Both [Everything But The Girl and Thorn's life partner] Ben [Watt] and I have tried really hard to avoid going down any of those nostalgia paths in our work. It would be very easy for us to. Obviously people ask us to reform. We get offered money to reform and play a big gig somewhere. It would be very easy and very tempting to. It just doesn't seem to us that it would be a route to having a happy life now. I think both of us feel that we're living our lives right now, still. Still time's moving forward. You've just got to stay connected with your present. We all get nostalgic occasionally, obviously and when I do that, I put a record on that I love and that seems to be fine. But I don't have any great desire for the bands I loved to reform so I can go and see them, in a way it would make me feel sad. I'd probably turn up and they'd look older, I'd look older, and we'd all stand there thinking, why are we so old? (Laughs) I don't see how that makes anyone feel better. Whereas if you look at your life and you think I'm doing this new thing now, or I heard this new record today, you know that feels to me that time's still moving forward and you're still engaged in your present and that's exciting. So that's just the thing that keeps us both ticking along really. I can't see it changing. I don't think I'm suddenly going to want to get into the whole nostalgia trip.
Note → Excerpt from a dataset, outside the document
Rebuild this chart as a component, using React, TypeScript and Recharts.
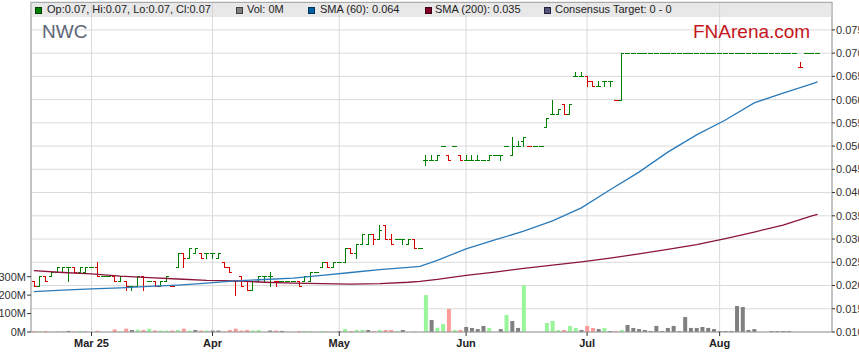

And it's the imperative of the artist, isn't it, to keep creating? But how do bring people on that journey? Do you think people's attention spans get shorter over time and they only want to connect with the songs from the past? How do you manage to bring your fans on that journey?
I think inevitably you lose fans along the way and that's fine for me. For a lot of people music is something that's really important to them when they're younger. They bond with their friends over it, they've got a busy social life, they're going out clubbing or to gigs, and music is massive when you're that age. And so inevitably there comes a point for a lot of people when they stop buying new records and those records from their youth just remain precious to them.
So I just accept that. I think, look, that's absolutely fine. I completely understand. I'm a musician so for me music is totally central to my life all the time but most people aren't, and music is central to their life for a part of their life, but not for their whole life. I kind of just accept that the people who have come with me for the journey are people who are as nutty about music as I am. The kind of people who still want to hear a new record from someone they liked back then.
They're still curious too about what I might do that's new. So I feel, look, I share that with them - we're this little group over here now. We're still interested in what's new and what I'm doing and what other people are doing now, and that's great. That's the audience you want to have.
That's wonderful. And lastly I wanted to know who is an artist that you are absolutely obsessed over at the moment?
The record I liked last year was that Lorde album which I just thought was amazing and whenever I see her I just think, wow she's just doing something new and doing it in a new way and I love her stuff. I loved the SZA album last year, I think her singing is amazing. There's loads of people. I'm always trying to listen to playlists people make and come across new things and hearing a new voice is always exciting.